My proposal is to add this dependency list as a comma-separated list surrounded by a | on either side: |width, height|. The reasoning is to add within the closure itself, but in a way that's differentiated from a capture list or other existing closure elements. For example adding as [width, height] conflicts with a capture list. A user may want to define both a capture list and dependency list that are different. Surrounding with {} or <> would be another option, but these already have other associated meanings in Swift syntax.
Another option would be to add as params to an attribute (this may only be possible if using attributes vs. keywords):
@memo(width, height) var area: Double { width * height }
or
@lazyMemo(width, height) var area: Double { width * height }
Along these lines, another option would be to use attributes, but move the entire attribute to the closure body:
var area: Double { @memo(width, height) in width * height }
or
var area: Double { @lazyMemo(width, height) in width * height }
A caveat

As envisioned above, this proposal will work as long as all observed property types are value types, but not for reference types.
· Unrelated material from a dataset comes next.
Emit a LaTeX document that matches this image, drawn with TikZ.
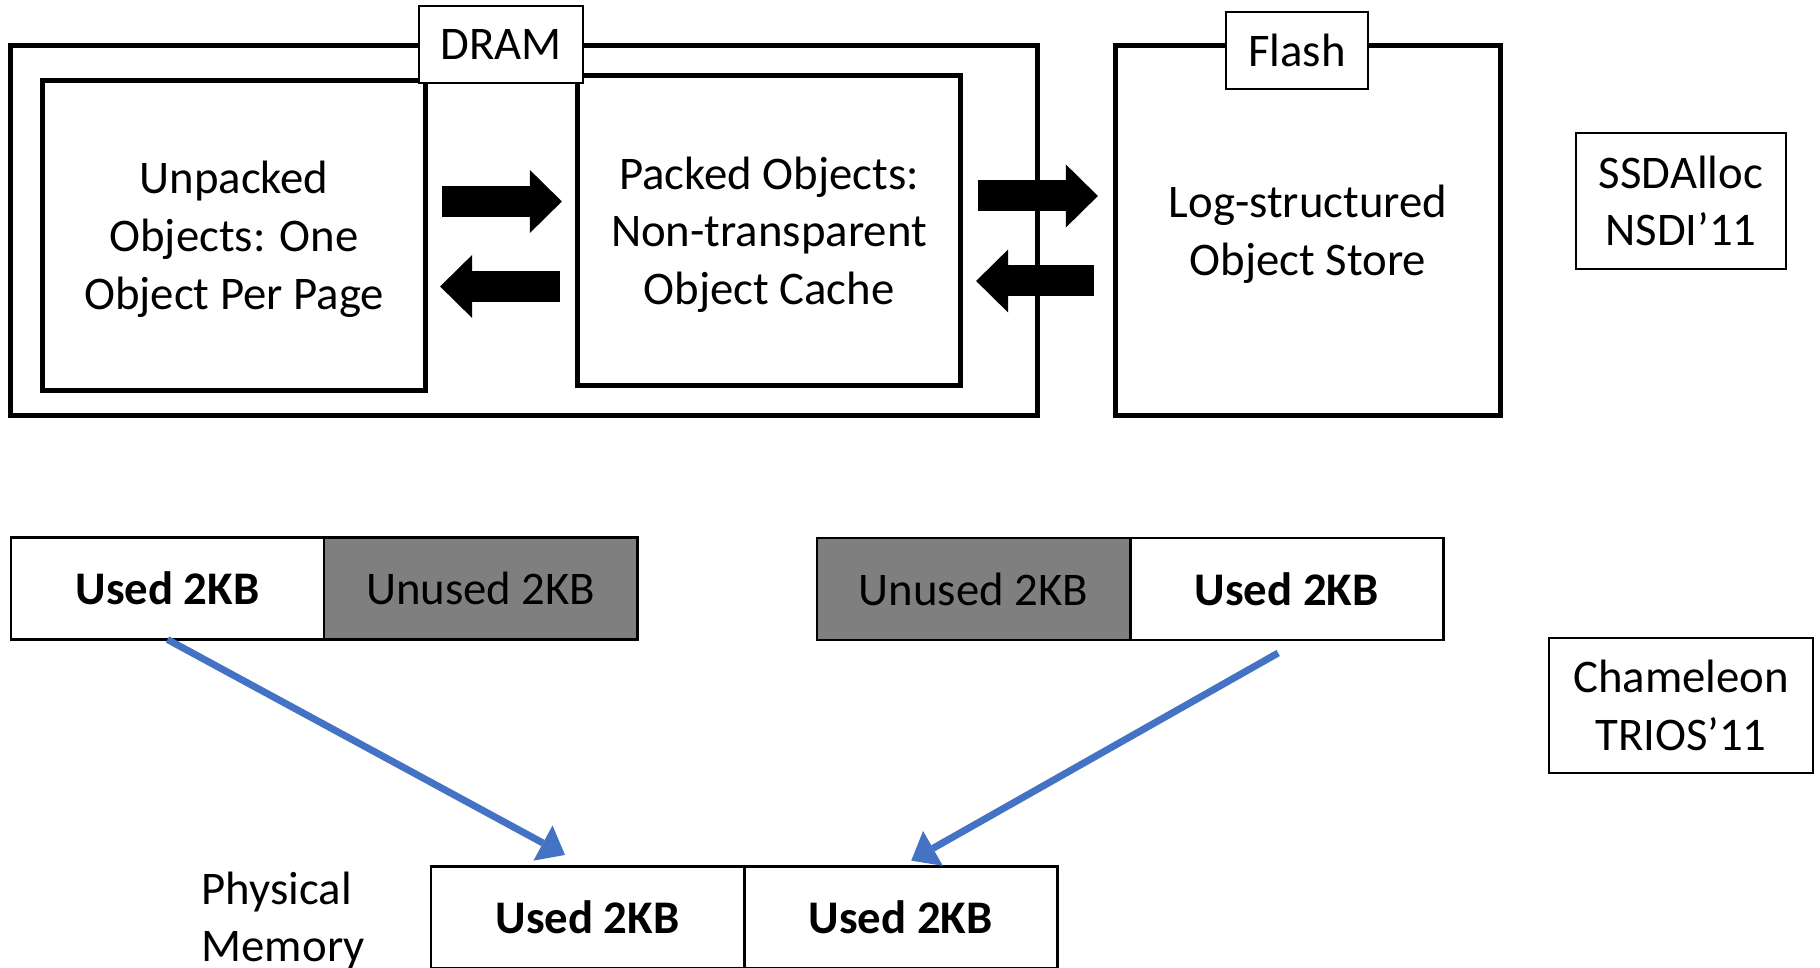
\documentclass[tikz,border=0pt]{standalone}
\usepackage{fontspec}
\setmainfont{Carlito}
\usetikzlibrary{arrows.meta,positioning}

\definecolor{mapblue}{HTML}{4472C4}
\definecolor{unusedgray}{HTML}{7F7F7F}
\newcommand{\figfont}{\fontsize{13.3}{16.45}\selectfont}

\tikzset{
  every node/.style={font=\figfont},
  region/.style={draw, line width=1.4pt, inner sep=0pt, outer sep=0pt},
  store/.style={region, align=center, text depth=0pt, minimum width=3.82cm, minimum height=3.1cm},
  tag/.style={draw, fill=white, line width=0.6pt, inner sep=0pt, outer sep=0pt, align=center},
  cell/.style={draw, line width=0.8pt, inner sep=0pt, outer sep=0pt, minimum width=3.13cm, minimum height=1.02cm},
  used/.style={cell, font=\figfont\bfseries},
  unused/.style={cell, fill=unusedgray},
  blockarrow/.style={line width=0.31cm, -{Triangle[length=0.32cm,width=0.63cm,line width=0pt]}},
  maparrow/.style={mapblue, line width=0.07cm, -{Triangle[length=0.25cm,width=0.4cm,line width=0pt]}}
}

\begin{document}
\begin{tikzpicture}[x=0.01cm,y=-0.01cm]
  \useasboundingbox (0,0) rectangle (1820,968);

  % SSDAlloc: DRAM and flash
  \node[region, minimum width=10.26cm, minimum height=3.69cm] (dram) at (524,230.5) {};
  \node[store, minimum width=3.84cm, minimum height=3.69cm] (fls) at (1308,230.5) {Log-structured\\Object Store};
  \node[store] (unp) at (234,235.5) {Unpacked\\Objects: One\\Object Per Page};
  \node[store] (pck) at (769,230.75) {Packed Objects:\\Non-transparent\\Object Cache};
  \node[tag, minimum width=1.645cm, minimum height=0.77cm] (dramtag) at (501,44.5) {DRAM};
  \node[tag, minimum width=1.415cm, minimum height=0.776cm] (flstag) at (1297,50.5) {Flash};

  \draw[blockarrow] ([shift={(17,-34)}]unp.east) -- ([shift={(-16,-29.25)}]pck.west);
  \draw[blockarrow] ([shift={(-18,55.75)}]pck.west) -- ([shift={(15,51)}]unp.east);
  \draw[blockarrow] ([shift={(18,-34.75)}]pck.east) -- ([shift={(-18,-34.5)}]fls.west);
  \draw[blockarrow] ([shift={(-22,50.5)}]fls.west) -- ([shift={(16,50.25)}]pck.east);

  \node[tag, minimum width=2.10cm, minimum height=1.36cm] (ssd) at (1681,201) {SSDAlloc\\NSDI’11};

  % Chameleon: half-used pages
  \node[used] (usedA) at (167.5,588.5) {Used 2KB};
  \node[unused, right=0pt of usedA] (unusedA) {Unused 2KB};
  \node[unused] (unusedB) at (973.5,589) {Unused 2KB};
  \node[used, right=0pt of unusedB] (usedB) {Used 2KB};
  \node[used] (memA) at (587.5,917.7) {Used 2KB};
  \node[used, right=0pt of memA] (memB) {Used 2KB};
  \node[anchor=base west, align=left, inner sep=0pt] (phys) at (201,962) {Physical\\Memory};

  \draw[maparrow] (usedA.south) -- ([shift={(-22.5,-11.7)}]memA.north);
  \draw[maparrow] ([shift={(-8.5,13)}]usedB.south) -- ([shift={(10.5,-6)}]memB.north);

  \node[tag, minimum width=2.64cm, minimum height=1.35cm] (cham) at (1681,705.5) {Chameleon\\TRIOS’11};
\end{tikzpicture}
\end{document}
Updating a memoized value based on a change to a reference type property may be more involved or not possible. As written, I don't have a proposal for how to do this, but it's possible someone else does. For the moment, I'll say that being able to add a reference type to the dependency list is a nice-to-have, but requiring all dependencies to be value types is acceptable.
The reason this doesn't work is that when a value type (including Array or Dictionary is modified, it will trigger the didSet observer. However, if a reference type is modified, didSet is not triggered.
As an example:
// Value type
struct Foo {
    var value: Int = 0
}

// Reference type
class Bar {
    var value: Int = 0  
    init(value: Int) {
        self.value = value
    }
}

struct MemoList {
    // Value type
    var list: [Int] {
        didSet {
            setSum()
        }
    }
    // Value type
    var foo: Foo {
        didSet {
            setSum()
        }
    }
    // Reference type
    var bar: Bar {
        didSet {
            setSum()
        }
    }
    private(set) var sum: Int = 0
    private mutating func setSum() {
        sum = list.reduce(0) { (acc, current) in acc + current } + foo.value + bar.value
    }
    
    init(_ list: [Int] = []) {
        self.list = list
        self.foo = Foo(value: 0)
        self.bar = Bar(value: 0)
        setSum()
    }
}

var memoList = MemoList([1,2,3])
print(memoList.sum) // Prints 6 ✅
memoList.list.append(4)
print(memoList.sum) // Prints 10 ✅ (list is a value type)
memoList.foo.value = 3
print(memoList.sum) // Prints 13 ✅ (foo is a value type)
memoList.bar.value = 10
print(memoList.sum) // Prints 13 ❌ (bar is a reference type, so sum did not update)
Source compatibility

As long as the final syntax is vetted to not interfere with any existing syntax, this should have no impact on source compatibility. As the underlying functionality is already possible, the synthesized result would just be valid Swift code today.
Conclusion

There is certainly much discussion to be had about the best way to achieve this and the best syntax. However, I hope to have convinced you that adding this capability is a useful addition to the language.